__Data__:
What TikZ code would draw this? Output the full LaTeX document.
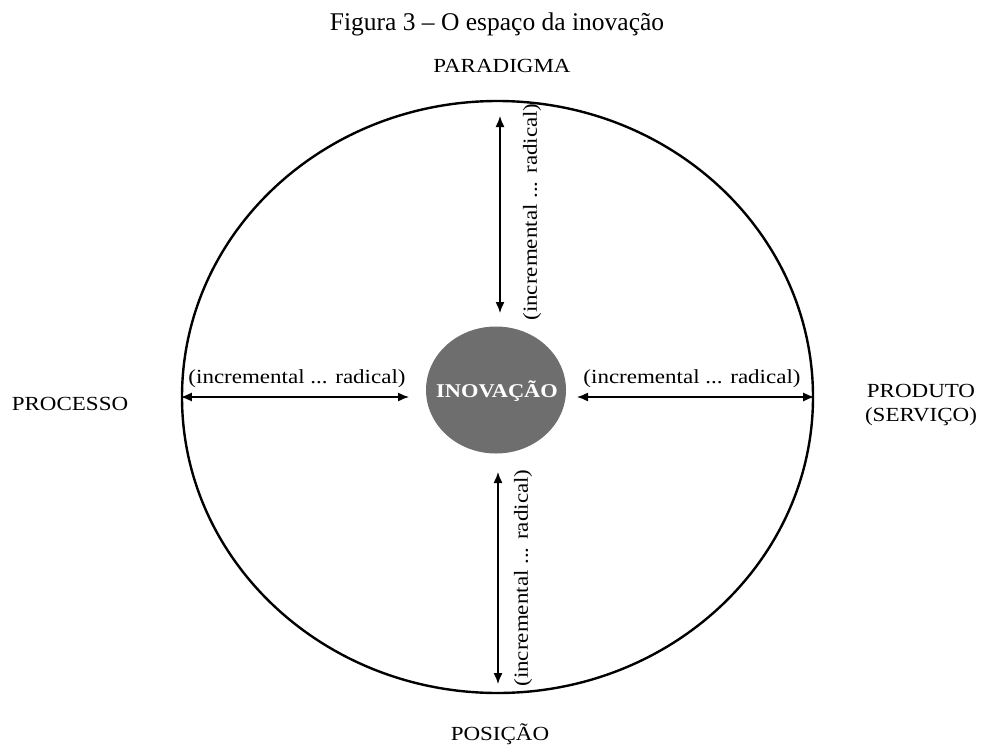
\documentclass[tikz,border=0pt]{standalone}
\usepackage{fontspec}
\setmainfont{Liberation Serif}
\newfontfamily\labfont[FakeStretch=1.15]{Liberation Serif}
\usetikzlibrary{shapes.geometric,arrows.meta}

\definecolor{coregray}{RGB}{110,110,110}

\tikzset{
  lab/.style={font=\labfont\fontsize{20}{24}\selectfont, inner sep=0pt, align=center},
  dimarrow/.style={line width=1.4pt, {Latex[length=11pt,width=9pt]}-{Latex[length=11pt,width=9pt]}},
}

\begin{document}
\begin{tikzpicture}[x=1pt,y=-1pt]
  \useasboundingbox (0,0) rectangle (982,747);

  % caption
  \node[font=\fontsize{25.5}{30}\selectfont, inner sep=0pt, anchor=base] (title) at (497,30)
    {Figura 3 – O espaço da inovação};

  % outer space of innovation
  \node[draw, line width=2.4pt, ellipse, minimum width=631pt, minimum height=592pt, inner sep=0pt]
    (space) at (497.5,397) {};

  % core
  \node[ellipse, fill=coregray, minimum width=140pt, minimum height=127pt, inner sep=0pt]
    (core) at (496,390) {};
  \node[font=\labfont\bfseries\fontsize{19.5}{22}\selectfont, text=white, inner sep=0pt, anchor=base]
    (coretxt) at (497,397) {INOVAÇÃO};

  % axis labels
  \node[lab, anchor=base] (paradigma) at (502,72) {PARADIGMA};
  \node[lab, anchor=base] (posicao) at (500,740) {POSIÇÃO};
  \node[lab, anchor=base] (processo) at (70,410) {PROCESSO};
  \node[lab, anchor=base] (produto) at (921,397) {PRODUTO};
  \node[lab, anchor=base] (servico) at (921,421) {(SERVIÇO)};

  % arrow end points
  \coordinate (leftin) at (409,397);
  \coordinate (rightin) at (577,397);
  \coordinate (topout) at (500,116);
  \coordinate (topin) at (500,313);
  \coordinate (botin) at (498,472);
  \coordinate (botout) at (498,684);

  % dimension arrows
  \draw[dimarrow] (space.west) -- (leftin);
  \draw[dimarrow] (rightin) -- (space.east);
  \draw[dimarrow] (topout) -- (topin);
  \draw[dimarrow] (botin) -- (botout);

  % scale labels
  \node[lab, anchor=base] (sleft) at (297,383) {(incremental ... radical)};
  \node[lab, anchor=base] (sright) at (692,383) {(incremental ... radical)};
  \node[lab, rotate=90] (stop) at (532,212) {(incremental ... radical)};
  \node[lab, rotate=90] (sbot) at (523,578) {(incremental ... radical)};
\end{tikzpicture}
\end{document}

__Written exercise__: Reproduce every line precisely as given, omitting all pictures.

__Answer below__:
What TikZ code would draw this? Output the full LaTeX document.
\documentclass[tikz,border=0pt]{standalone}
\usepackage{fontspec}
\setmainfont{Liberation Serif}
\newfontfamily\labfont[FakeStretch=1.15]{Liberation Serif}
\usetikzlibrary{shapes.geometric,arrows.meta}

\definecolor{coregray}{RGB}{110,110,110}

\tikzset{
  lab/.style={font=\labfont\fontsize{20}{24}\selectfont, inner sep=0pt, align=center},
  dimarrow/.style={line width=1.4pt, {Latex[length=11pt,width=9pt]}-{Latex[length=11pt,width=9pt]}},
}

\begin{document}
\begin{tikzpicture}[x=1pt,y=-1pt]
  \useasboundingbox (0,0) rectangle (982,747);

  % caption
  \node[font=\fontsize{25.5}{30}\selectfont, inner sep=0pt, anchor=base] (title) at (497,30)
    {Figura 3 – O espaço da inovação};

  % outer space of innovation
  \node[draw, line width=2.4pt, ellipse, minimum width=631pt, minimum height=592pt, inner sep=0pt]
    (space) at (497.5,397) {};

  % core
  \node[ellipse, fill=coregray, minimum width=140pt, minimum height=127pt, inner sep=0pt]
    (core) at (496,390) {};
  \node[font=\labfont\bfseries\fontsize{19.5}{22}\selectfont, text=white, inner sep=0pt, anchor=base]
    (coretxt) at (497,397) {INOVAÇÃO};

  % axis labels
  \node[lab, anchor=base] (paradigma) at (502,72) {PARADIGMA};
  \node[lab, anchor=base] (posicao) at (500,740) {POSIÇÃO};
  \node[lab, anchor=base] (processo) at (70,410) {PROCESSO};
  \node[lab, anchor=base] (produto) at (921,397) {PRODUTO};
  \node[lab, anchor=base] (servico) at (921,421) {(SERVIÇO)};

  % arrow end points
  \coordinate (leftin) at (409,397);
  \coordinate (rightin) at (577,397);
  \coordinate (topout) at (500,116);
  \coordinate (topin) at (500,313);
  \coordinate (botin) at (498,472);
  \coordinate (botout) at (498,684);

  % dimension arrows
  \draw[dimarrow] (space.west) -- (leftin);
  \draw[dimarrow] (rightin) -- (space.east);
  \draw[dimarrow] (topout) -- (topin);
  \draw[dimarrow] (botin) -- (botout);

  % scale labels
  \node[lab, anchor=base] (sleft) at (297,383) {(incremental ... radical)};
  \node[lab, anchor=base] (sright) at (692,383) {(incremental ... radical)};
  \node[lab, rotate=90] (stop) at (532,212) {(incremental ... radical)};
  \node[lab, rotate=90] (sbot) at (523,578) {(incremental ... radical)};
\end{tikzpicture}
\end{document}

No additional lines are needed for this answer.